* BEGIN Provided material *

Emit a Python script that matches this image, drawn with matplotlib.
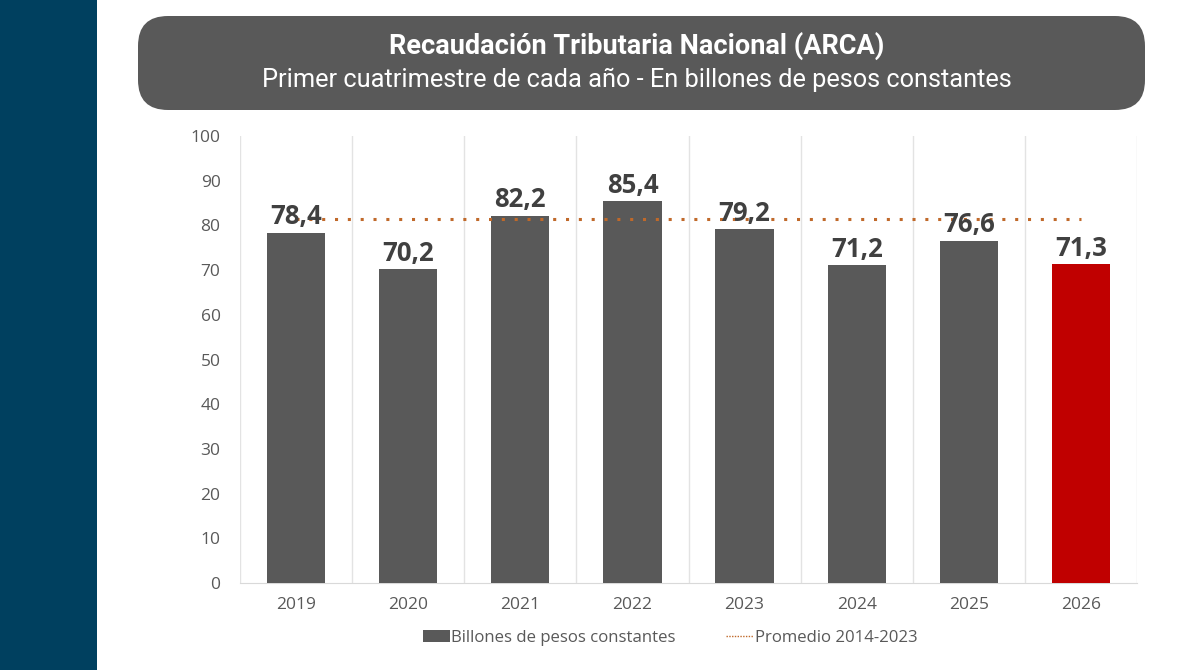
import matplotlib.pyplot as plt
from matplotlib.patches import FancyBboxPatch, Rectangle, Patch
from matplotlib.lines import Line2D

anios = ["2019", "2020", "2021", "2022", "2023", "2024", "2025", "2026"]
recaudacion = [78.4, 70.2, 82.2, 85.4, 79.2, 71.2, 76.6, 71.3]
promedio_2014_2023 = 81.4
colores = ["#595959"] * 7 + ["#C00000"]

plt.rcParams['font.family'] = ['Open Sans', 'DejaVu Sans']

fig = plt.figure(figsize=(12, 6.7), dpi=100)

# franja azul a la izquierda
fig.patches.append(Rectangle((0, 0), 97 / 1200, 1, transform=fig.transFigure,
                             facecolor="#00405F", edgecolor="none"))

# caja del titulo
fig.patches.append(FancyBboxPatch((138 / 1200, 1 - 110 / 670), (1145 - 138) / 1200, 94 / 670,
                                  boxstyle="round,pad=0,rounding_size=0.025",
                                  transform=fig.transFigure, facecolor="#595959",
                                  edgecolor="none", mutation_aspect=1.79))
fig.text(637 / 1200, 1 - 46 / 670, "Recaudación Tributaria Nacional (ARCA)", color="white",
         fontsize=19.5, fontweight="bold", ha="center", va="center",
         family=['Roboto', 'DejaVu Sans'])
fig.text(637 / 1200, 1 - 80 / 670, "Primer cuatrimestre de cada año - En billones de pesos constantes",
         color="white", fontsize=18.3, ha="center", va="center",
         family=['Roboto', 'DejaVu Sans'])

ax = fig.add_axes([240 / 1200, 1 - 583 / 670, (1137 - 240) / 1200, (583 - 136) / 670])
x = list(range(len(anios)))
bars = ax.bar(x, recaudacion, width=0.52, color=colores, zorder=3)
ax.plot([x[0], x[-1]], [promedio_2014_2023] * 2, color="#C0692A", linestyle=(0, (1, 3.2)),
        linewidth=2.2, zorder=4)

for xi, v in zip(x, recaudacion):
    ax.text(xi, v + 0.5, f"{v:.1f}".replace(".", ","), ha="center", va="bottom",
            fontsize=18.5, fontweight="bold", color="#404040", zorder=5)

ax.set_xlim(-0.5, len(anios) - 0.5)
ax.set_ylim(0, 100)
ax.set_yticks(range(0, 101, 10))
ax.set_xticks(x)
ax.set_xticklabels(anios)
ax.tick_params(axis="both", length=0, labelsize=12.5, labelcolor="#595959")
ax.tick_params(axis="x", pad=10)
ax.tick_params(axis="y", pad=14)

for b in [i - 0.5 for i in range(len(anios) + 1)]:
    ax.axvline(b, color="#E3E3E3", linewidth=1, zorder=1)
for s in ["top", "right", "left"]:
    ax.spines[s].set_visible(False)
ax.spines["bottom"].set_color("#D9D9D9")

handles = [Patch(facecolor="#595959", edgecolor="none"),
           Line2D([], [], color="#C0692A", linestyle=(0, (1, 1)), linewidth=1)]
fig.legend(handles, ["Billones de pesos constantes", "Promedio 2014-2023"],
           loc="center", bbox_to_anchor=(670 / 1200, 1 - 638 / 670), ncol=2, frameon=False,
           fontsize=12.1, labelcolor="#595959", handlelength=1.6, handletextpad=0.1,
           columnspacing=3.0)

fig.savefig("out.png", dpi=100)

* END Provided material *

● Aim of the task
Reproduce the material in its entirety and word for word, without the pictures.

● Solution below
Emit a Python script that matches this image, drawn with matplotlib.
import matplotlib.pyplot as plt
from matplotlib.patches import FancyBboxPatch, Rectangle, Patch
from matplotlib.lines import Line2D

anios = ["2019", "2020", "2021", "2022", "2023", "2024", "2025", "2026"]
recaudacion = [78.4, 70.2, 82.2, 85.4, 79.2, 71.2, 76.6, 71.3]
promedio_2014_2023 = 81.4
colores = ["#595959"] * 7 + ["#C00000"]

plt.rcParams['font.family'] = ['Open Sans', 'DejaVu Sans']

fig = plt.figure(figsize=(12, 6.7), dpi=100)

# franja azul a la izquierda
fig.patches.append(Rectangle((0, 0), 97 / 1200, 1, transform=fig.transFigure,
                             facecolor="#00405F", edgecolor="none"))

# caja del titulo
fig.patches.append(FancyBboxPatch((138 / 1200, 1 - 110 / 670), (1145 - 138) / 1200, 94 / 670,
                                  boxstyle="round,pad=0,rounding_size=0.025",
                                  transform=fig.transFigure, facecolor="#595959",
                                  edgecolor="none", mutation_aspect=1.79))
fig.text(637 / 1200, 1 - 46 / 670, "Recaudación Tributaria Nacional (ARCA)", color="white",
         fontsize=19.5, fontweight="bold", ha="center", va="center",
         family=['Roboto', 'DejaVu Sans'])
fig.text(637 / 1200, 1 - 80 / 670, "Primer cuatrimestre de cada año - En billones de pesos constantes",
         color="white", fontsize=18.3, ha="center", va="center",
         family=['Roboto', 'DejaVu Sans'])

ax = fig.add_axes([240 / 1200, 1 - 583 / 670, (1137 - 240) / 1200, (583 - 136) / 670])
x = list(range(len(anios)))
bars = ax.bar(x, recaudacion, width=0.52, color=colores, zorder=3)
ax.plot([x[0], x[-1]], [promedio_2014_2023] * 2, color="#C0692A", linestyle=(0, (1, 3.2)),
        linewidth=2.2, zorder=4)

for xi, v in zip(x, recaudacion):
    ax.text(xi, v + 0.5, f"{v:.1f}".replace(".", ","), ha="center", va="bottom",
            fontsize=18.5, fontweight="bold", color="#404040", zorder=5)

ax.set_xlim(-0.5, len(anios) - 0.5)
ax.set_ylim(0, 100)
ax.set_yticks(range(0, 101, 10))
ax.set_xticks(x)
ax.set_xticklabels(anios)
ax.tick_params(axis="both", length=0, labelsize=12.5, labelcolor="#595959")
ax.tick_params(axis="x", pad=10)
ax.tick_params(axis="y", pad=14)

for b in [i - 0.5 for i in range(len(anios) + 1)]:
    ax.axvline(b, color="#E3E3E3", linewidth=1, zorder=1)
for s in ["top", "right", "left"]:
    ax.spines[s].set_visible(False)
ax.spines["bottom"].set_color("#D9D9D9")

handles = [Patch(facecolor="#595959", edgecolor="none"),
           Line2D([], [], color="#C0692A", linestyle=(0, (1, 1)), linewidth=1)]
fig.legend(handles, ["Billones de pesos constantes", "Promedio 2014-2023"],
           loc="center", bbox_to_anchor=(670 / 1200, 1 - 638 / 670), ncol=2, frameon=False,
           fontsize=12.1, labelcolor="#595959", handlelength=1.6, handletextpad=0.1,
           columnspacing=3.0)

fig.savefig("out.png", dpi=100)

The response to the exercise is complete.